Un monument, un morceau de bois de la vraie croix. Un album qui a changé la musique. Aucun mouvement n’est basé sur rien mais je songe qu’il est difficile de trouver des antécédents à ces deux brûlots. Peut-être en regardant du côté des Kinks, de certains Stones, des premiers Jimi Hendrix.

En 1969, tout est prêt à basculer, la contestation a gagné tous les milieux et la musique pop est prête à son tour. C’est le premier album d’un groupe de Detroit et de son chanteur pas encore star : Iggy Pop. Coup d’essai, coup de maître, comme parfois. Il comprend un des morceaux les plus repris (après Yesterday, certes...) : I wanna be your dog, des incantations interminables (les neuf minutes de We Will fall) et pose un jalon du rock ’n roll. Mais selon moi, le second (celui dont on parle ici) est encore plus profond, plus personnel, a remarquablement vieilli. On sent un son de guitare d’époque, sans doute, mais en ces temps troublés (les nôtres) où la nostalgie tient parfois lieu de talent, ça s’écoute avec un plaisir non feint. Tous les titres ici prennent à la gorge. Down on the street, Loose, TV eye (paranoïa d’Iggy Pop), les trois premiers titres, sont d’une intensité encore jamais entendue. Tendus, hypnotiques (surtout le troisième), ils crachent une rage qu’n n’avait pas encore eu l’idée d’exprimer électriquement. La rythmique martèle, la guitare aiguisée vrille tout ce qui bouge. On a doit à un ralentissement du tempo. Pas pour le slow de l’été. Il s’agit de Dirt. La fureur est rentrée alors à l’extrême et met 7 minutes à sortir. Sept minutes de pur bonheur de nos oreilles. Bonheur un rien pervers parce qu’il se nourrit d’une immense torpeur, d’une basse répétitive. Jim Morrisson avait popularisé les incantations mais ici, on est loin de la pose, on est pris aux tripes. On peut aussi penser à Jimi Hendrix pour les solos démentiels et non décoratifs, pour le napalm au bout des doigts. Les habitués au bruit pur et dur vont être interloqués.

Pas le temps de reprendre son souffle, voici que déboule 1970 (pendant évident du 1969 du premier album), la simplicité du riff et la voix d’écorché. C’est ça, ils veulent nous entraîner avec eux dans le gouffre. Le No future des punks n’est pas loin (six ans de gestation pour donner un prolongement musical et politique à ces précurseurs) et le I fel allright proféré ici par le chanteur avant que n’arrive un saxophone maladif n’en semblent que plus sinistres.

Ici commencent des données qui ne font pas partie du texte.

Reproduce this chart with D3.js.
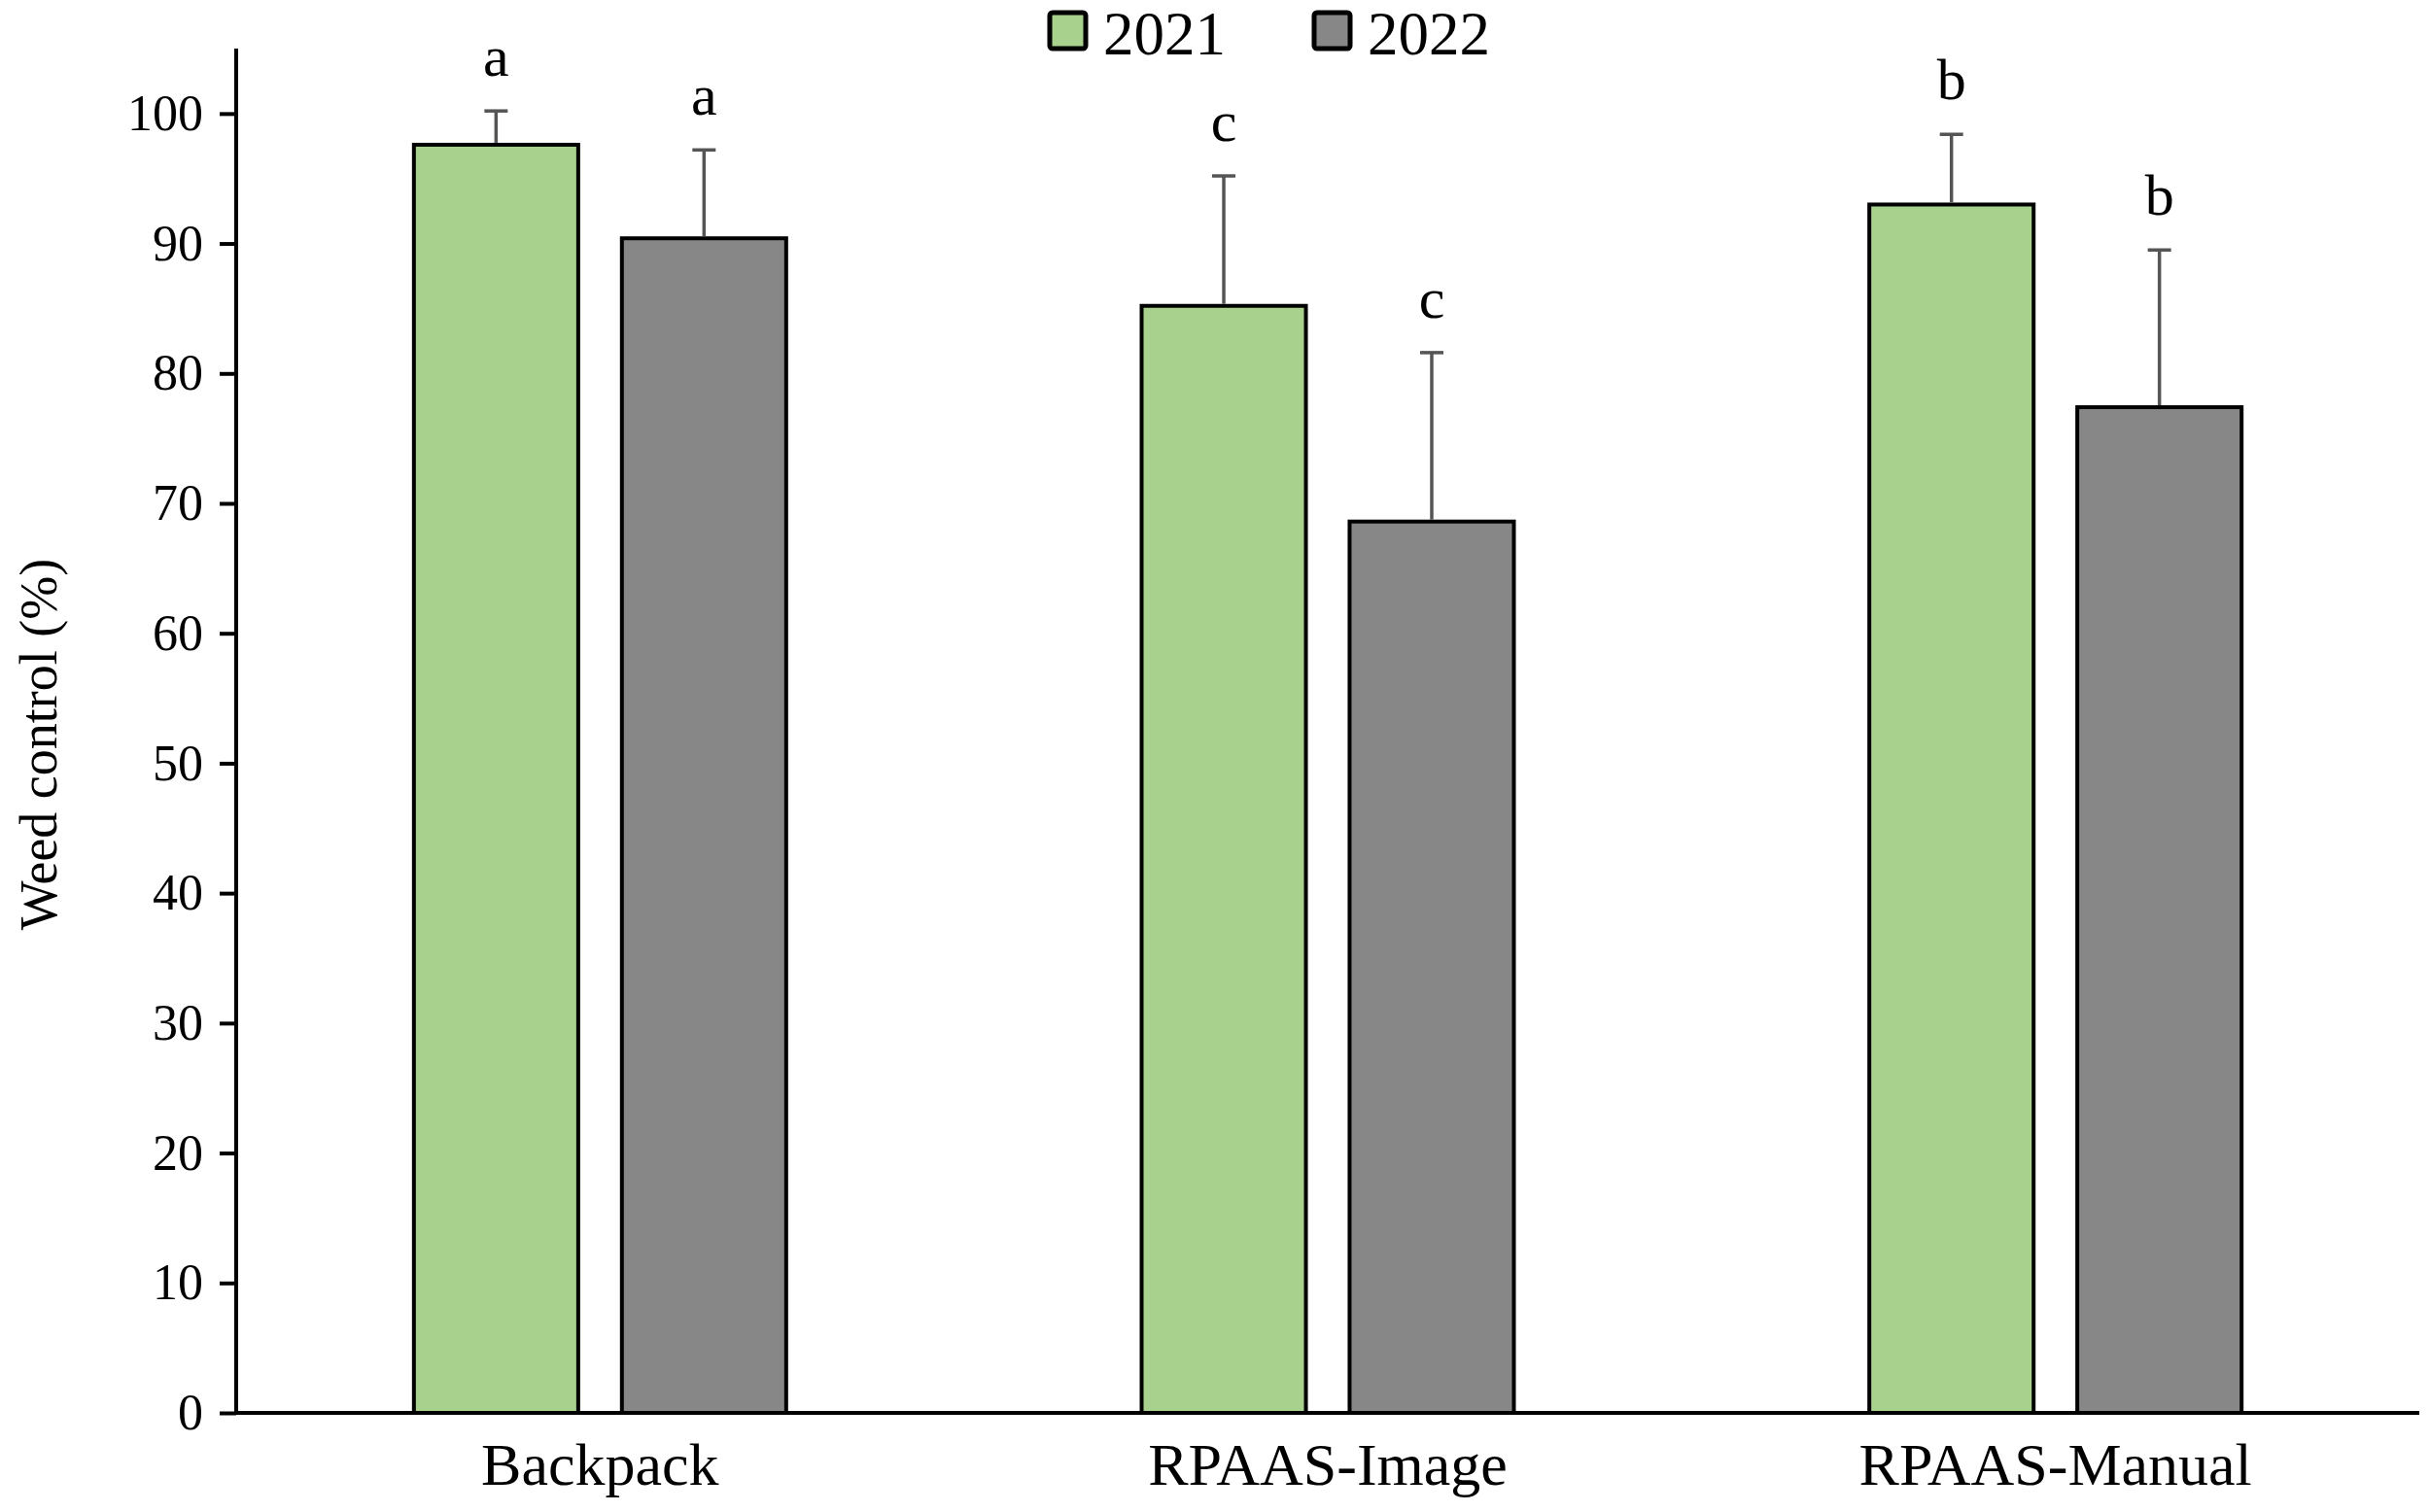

Il reste d’ailleurs en place, le temps de deux Jam du genre free-metal déjanté et musclé. Une apothéose pour cet album pas bien long. Je ne sais pas si j’ai bien exprimé le caractère indispensable de cet oeuvre.

C’est une clé, un passage. Les trente dernières années de ce qui fait du bruit (de Joy Division au Whites Stripes en passant par tout le punk et le grunge) prennent leur source à Détroit (tiens, comme la House...) dans les deux albums des Stooges. Mais il faut rappeler aussi que cet album est un des meilleurs jamais enregistrés. Trente-trois ans plus tard, il garde intacte sa fascination, son effet de surprise aussi pour ceux qui ne connaissent pas. L’album essentiel. (M.)